| 要旨トップ | 目次 | 日本生態学会第56回全国大会 (2009年3月,盛岡) 講演要旨


一般講演(ポスター発表) PB2-716

多雪地域冷温帯林における冬季積雪面二酸化炭素フラックスの経時観測.−岩手県安比高原ブナ二次林における事例−

小野賢二,安田幸生,森下智陽,金子真司,平井敬三(森林総合研究所)

岩手県安比高原にある安比森林気象観測共同試験地には気象観測タワーが設置され、ブナ林生態系における炭素フラックスの観測が行われている。土壌CO2フラックスは2004年より無積雪期のみ観測されてきたが、積雪期の観測は行われてこなかった。しかしながら、当試験地は1年の半分にあたる11月下旬から5月中旬まで積雪があり、最大で2m超の積雪が観測される多雪地域であるため、安比高原ブナ林の炭素循環量を通年で定量評価する上で積雪期におけるCO2フラックスを把握することは重要である。本研究では、岩手県安比高原ブナ二次林を対象とし、冬季積雪面CO2フラックスの経時観測を行った。また、冬季積雪面CO2フラックスには、積雪により形成される、積雪層内や地表付近の特殊な気象環境、ガス環境、積雪層内環境、土壌環境などが影響すると考えられる。そこで本研究では、積雪面CO2フラックス観測に加え、それに影響を与える気象要因や環境要因についても関連するデータの収集を行い、積雪面からのCO2発生プロセスに関しても検討を行うこととする。
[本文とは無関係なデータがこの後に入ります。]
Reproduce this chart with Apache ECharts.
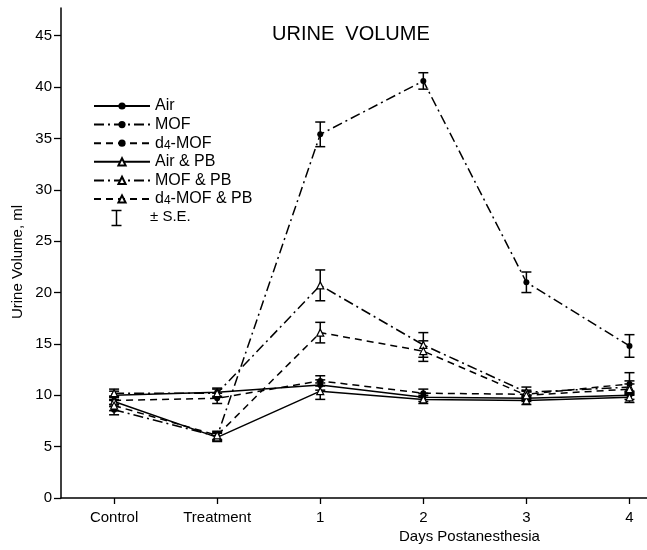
<!DOCTYPE html>
<html>
<head>
<meta charset="utf-8">
<script src="https://cdn.jsdelivr.net/npm/echarts@6/dist/echarts.min.js"></script>
<style>
html, body { margin: 0; padding: 0; background: #fff; }
#chart { width: 647px; height: 550px; }
</style>
</head>
<body>
<div id="chart"></div>
<script>
// x categories and y ticks
var categories = ['Control', 'Treatment', '1', '2', '3', '4'];
var yTicks = [0, 5, 10, 15, 20, 25, 30, 35, 40, 45];

// urine volume (ml)
var air      = [10.0, 10.3, 11.0,  9.8,  9.7, 10.0];
var mof      = [ 8.6,  6.0, 35.4, 40.6, 21.0, 14.8];
var d4mof    = [ 9.5,  9.7, 11.4, 10.2, 10.1, 11.1];
var airPB    = [ 9.4,  5.9, 10.4,  9.6,  9.5,  9.8];
var mofPB    = [10.2, 10.2, 20.7, 14.9, 10.3, 10.8];
var d4mofPB  = [ 9.0,  6.1, 16.1, 14.3, 10.0, 10.6];

// standard errors
var airSE     = [0.4, 0.4, 0.5, 0.4, 0.3, 0.4];
var mofSE     = [0.5, 0.4, 1.2, 0.8, 1.0, 1.1];
var d4mofSE   = [0.4, 0.5, 0.5, 0.4, 0.4, 1.1];
var airPBSE   = [0.5, 0.4, 0.8, 0.4, 0.4, 0.5];
var mofPBSE   = [0.4, 0.4, 1.5, 1.2, 0.5, 0.6];
var d4mofPBSE = [0.5, 0.4, 1.0, 1.0, 0.4, 0.5];

var FONT = 'Liberation Sans';
var DASHDOT = [10, 4, 2, 4];
var DASHED = [7, 5];

var groups = [
    {name: 'Air', values: air, se: airSE, dash: 'solid', tri: false},
    {name: 'MOF', values: mof, se: mofSE, dash: DASHDOT, tri: false},
    {name: 'd4-MOF', values: d4mof, se: d4mofSE, dash: DASHED, tri: false},
    {name: 'Air & PB', values: airPB, se: airPBSE, dash: 'solid', tri: true},
    {name: 'MOF & PB', values: mofPB, se: mofPBSE, dash: DASHDOT, tri: true},
    {name: 'd4-MOF & PB', values: d4mofPB, se: d4mofPBSE, dash: DASHED, tri: true}
];

var series = [];
var errData = [];
groups.forEach(function (g) {
    series.push({
        name: g.name,
        type: 'line',
        data: g.values.map(function (v, i) { return [i, v]; }),
        symbol: g.tri ? 'triangle' : 'circle',
        symbolSize: g.tri ? 7 : 6,
        itemStyle: g.tri ? {color: '#fff', borderColor: '#000', borderWidth: 1.2}
                         : {color: '#000', borderColor: '#000', borderWidth: 0},
        lineStyle: {color: '#000', width: 1.5, type: g.dash},
        z: 4
    });
    g.values.forEach(function (v, i) {
        errData.push([i, v - g.se[i], v + g.se[i]]);
    });
});

// error bars (I shapes) for every point
series.push({
    name: 'se',
    type: 'custom',
    silent: true,
    z: 3,
    data: errData,
    encode: {x: 0, y: [1, 2]},
    renderItem: function (params, api) {
        var x = api.value(0);
        var lo = api.coord([x, api.value(1)]);
        var hi = api.coord([x, api.value(2)]);
        var w = 5;
        var st = {stroke: '#000', lineWidth: 1.5};
        return {
            type: 'group',
            children: [
                {type: 'line', shape: {x1: lo[0], y1: lo[1], x2: hi[0], y2: hi[1]}, style: st},
                {type: 'line', shape: {x1: lo[0] - w, y1: lo[1], x2: lo[0] + w, y2: lo[1]}, style: st},
                {type: 'line', shape: {x1: hi[0] - w, y1: hi[1], x2: hi[0] + w, y2: hi[1]}, style: st}
            ]
        };
    }
});

var chart = echarts.init(document.getElementById('chart'));
var option = {
    animation: false,
    backgroundColor: '#fff',
    textStyle: {fontFamily: FONT, color: '#000'},
    title: {
        text: 'URINE  VOLUME',
        left: 267,
        top: 19,
        textStyle: {fontFamily: FONT, fontSize: 20, fontWeight: 'normal', color: '#000'}
    },
    legend: {
        data: groups.map(function (g) { return g.name; }),
        orient: 'vertical',
        left: 88,
        top: 93,
        itemWidth: 56,
        itemHeight: 9,
        itemGap: 2.6,
        selectedMode: false,
        formatter: function (name) { return name.replace('d4', 'd{sub|4}'); },
        textStyle: {
            fontFamily: FONT, fontSize: 16, color: '#000', lineHeight: 16,
            rich: {sub: {fontFamily: FONT, fontSize: 12, lineHeight: 16, verticalAlign: 'bottom', padding: [4, 0, 0, 0]}}
        }
    },
    grid: {left: 61, right: 0, top: 8, bottom: 52},
    xAxis: {
        type: 'value',
        min: -0.515,
        max: 5.17,
        axisLine: {onZero: false, lineStyle: {color: '#000', width: 1.5}},
        axisTick: {customValues: [0, 1, 2, 3, 4, 5], length: 6, lineStyle: {color: '#000', width: 1.3}},
        axisLabel: {
            customValues: [0, 1, 2, 3, 4, 5],
            margin: 12,
            fontFamily: FONT, fontSize: 15, color: '#000',
            formatter: function (v) { return categories[Math.round(v)]; }
        },
        splitLine: {show: false}
    },
    yAxis: {
        type: 'value',
        min: 0,
        max: 47.7,
        axisLine: {show: true, onZero: false, lineStyle: {color: '#000', width: 1.5}},
        axisTick: {show: true, customValues: yTicks, length: 7, lineStyle: {color: '#000', width: 1.3}},
        axisLabel: {customValues: yTicks, margin: 9, fontFamily: FONT, fontSize: 15, color: '#000'},
        splitLine: {show: false}
    },
    graphic: [
        {
            type: 'text', left: 399, top: 529,
            style: {text: 'Days Postanesthesia', fontFamily: FONT, fontSize: 15, fill: '#000'}
        },
        {
            type: 'text', x: 18, y: 262, rotation: Math.PI / 2,
            style: {text: 'Urine Volume, ml', fontFamily: FONT, fontSize: 15, fill: '#000',
                    align: 'center', verticalAlign: 'middle'}
        },
        {
            type: 'group', left: 109, top: 208,
            children: [
                {type: 'line', shape: {x1: 5, y1: 0, x2: 5, y2: 15}, style: {stroke: '#000', lineWidth: 1.5}},
                {type: 'line', shape: {x1: 0, y1: 0, x2: 10, y2: 0}, style: {stroke: '#000', lineWidth: 1.5}},
                {type: 'line', shape: {x1: 0, y1: 15, x2: 10, y2: 15}, style: {stroke: '#000', lineWidth: 1.5}}
            ]
        },
        {
            type: 'text', left: 150, top: 209,
            style: {text: '\u00B1 S.E.', fontFamily: FONT, fontSize: 15, fill: '#000'}
        }
    ],
    series: series
};
chart.setOption(option);
</script>
</body>
</html>
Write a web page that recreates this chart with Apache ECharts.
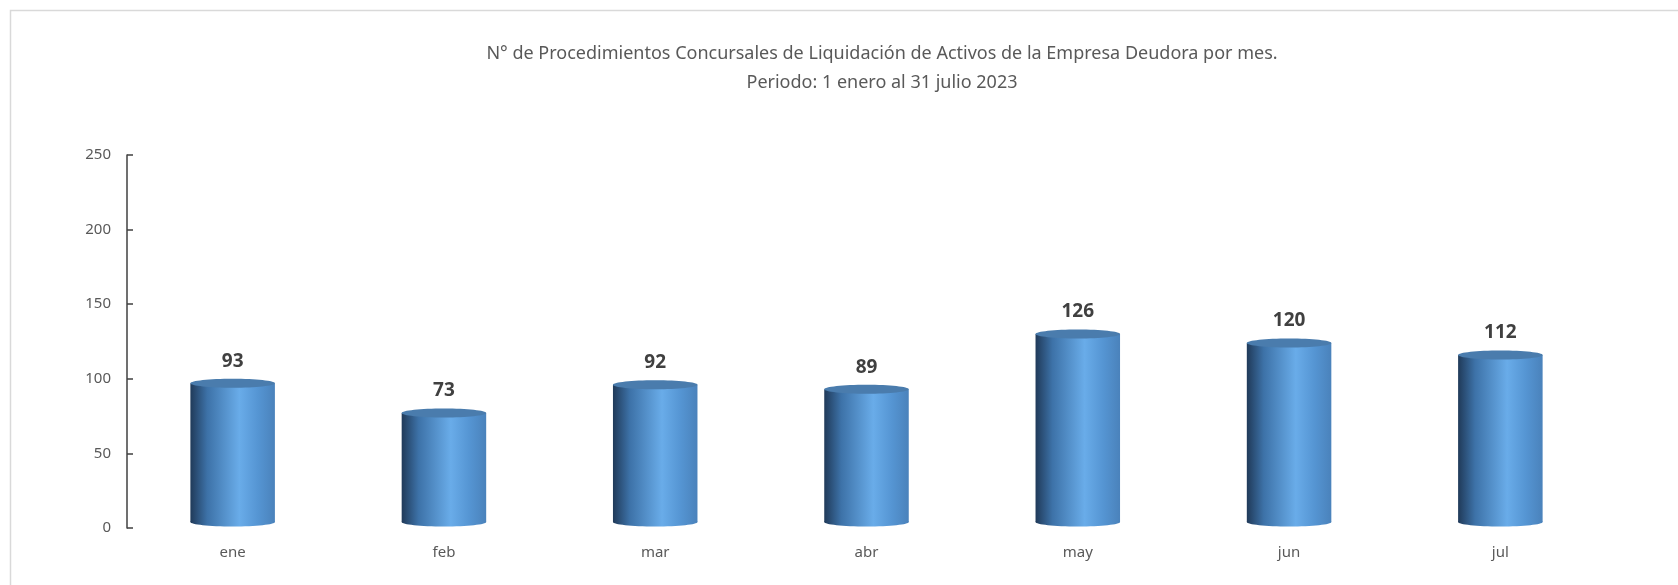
<!DOCTYPE html>
<html>
<head>
<meta charset="utf-8">
<script src="https://cdn.jsdelivr.net/npm/echarts@6/dist/echarts.min.js"></script>
<style>
html,body{margin:0;padding:0;background:#fff;}
#chart{width:1678px;height:585px;}
</style>
</head>
<body>
<div id="chart"></div>
<script>
var meses = ["ene","feb","mar","abr","may","jun","jul"];
var procedimientos = [93,73,92,89,126,120,112];
var ticksY = [0,50,100,150,200,250];

// cilindro "3D" estilo excel, levantado unos px por la profundidad
function cilindro(params, api){
	var top = api.coord([api.value(0), api.value(1)]);
	var base = api.coord([api.value(0), 0]);
	var w = api.size([1,0])[0]*0.4;
	var lift = 6;
	var ry = 4.5;
	var x0 = top[0]-w/2;
	var yTop = top[1]-lift;
	var yBase = base[1]-lift;
	var cuerpo = new echarts.graphic.LinearGradient(0,0,1,0,[
		{offset:0,color:"#203a59"},
		{offset:0.2,color:"#3d72a8"},
		{offset:0.58,color:"#69ace9"},
		{offset:0.8,color:"#5595d3"},
		{offset:1,color:"#4a82bb"}
	]);
	return {
		type:"group",
		children:[
			{type:"ellipse",shape:{cx:top[0],cy:yBase,rx:w/2,ry:ry},style:{fill:cuerpo}},
			{type:"rect",shape:{x:x0,y:yTop,width:w,height:yBase-yTop},style:{fill:cuerpo}},
			{type:"ellipse",shape:{cx:top[0],cy:yTop,rx:w/2,ry:ry},style:{fill:"#4a7cad"}},
			{type:"text",style:{
				text:String(api.value(1)),
				x:top[0],y:yTop-ry-8,
				align:"center",verticalAlign:"bottom",
				font:"bold 19px 'Noto Sans'",
				fill:"#404040"
			}}
		]
	};
}

var chart = echarts.init(document.getElementById("chart"));
var option = {
	animation:false,
	title:{
		text:"N° de Procedimientos Concursales de Liquidación de Activos de la Empresa Deudora por mes.\nPeriodo: 1 enero al 31 julio 2023",
		left:877,
		textAlign:"center",
		top:34,
		textStyle:{fontFamily:"Noto Sans",fontSize:18,fontWeight:"normal",color:"#595959",lineHeight:29}
	},
	graphic:[{
		type:"rect",
		shape:{x:10.5,y:10.5,width:1700,height:600},
		style:{fill:"none",stroke:"#d9d9d9",lineWidth:1.5},
		silent:true
	}],
	grid:{left:127,right:72,top:155,bottom:57},
	xAxis:{
		type:"category",
		data:meses,
		axisLine:{show:false},
		axisTick:{show:false},
		axisLabel:{fontFamily:"Noto Sans",fontSize:15,color:"#595959",margin:17}
	},
	yAxis:{
		type:"value",
		min:ticksY[0],
		max:ticksY[ticksY.length-1],
		interval:50,
		splitLine:{show:false},
		axisLine:{show:true,lineStyle:{color:"#404040",width:1.5}},
		axisTick:{show:true,inside:true,length:6,lineStyle:{color:"#404040",width:1.5}},
		axisLabel:{fontFamily:"Noto Sans",fontSize:15,color:"#595959",margin:16}
	},
	series:[{
		type:"custom",
		renderItem:cilindro,
		data:procedimientos.map(function(v,i){return [i,v];}),
		encode:{x:0,y:1}
	}]
};
chart.setOption(option);
</script>
</body>
</html>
具体的な調査方法は以下に示す。積雪面CO2フラックスは、赤外線ガス分析計、データロガーおよび閉鎖循環式自動開閉型チャンバーを組み合わせたシステムにて観測した。また、同時に気温、風速、気圧などの気象要素についても観測を行った。積雪面からのCO2フラックスに影響すると考えられる積雪層内の雪質、層別の容積重、積雪含水率は、1〜2週間おきに積雪層断面調査を行い、データを得た。積雪断面調査時には、同時に積雪層内空気の採取も行い、ガスクロマトグラフィによって採取した空気の分析を行い、積雪層内の二酸化炭素の濃度勾配に関するデータも得た。

本発表ではこれらのデータの解析結果から、冬季積雪面CO2フラックスと、その発生プロセスについて議論を行う予定である。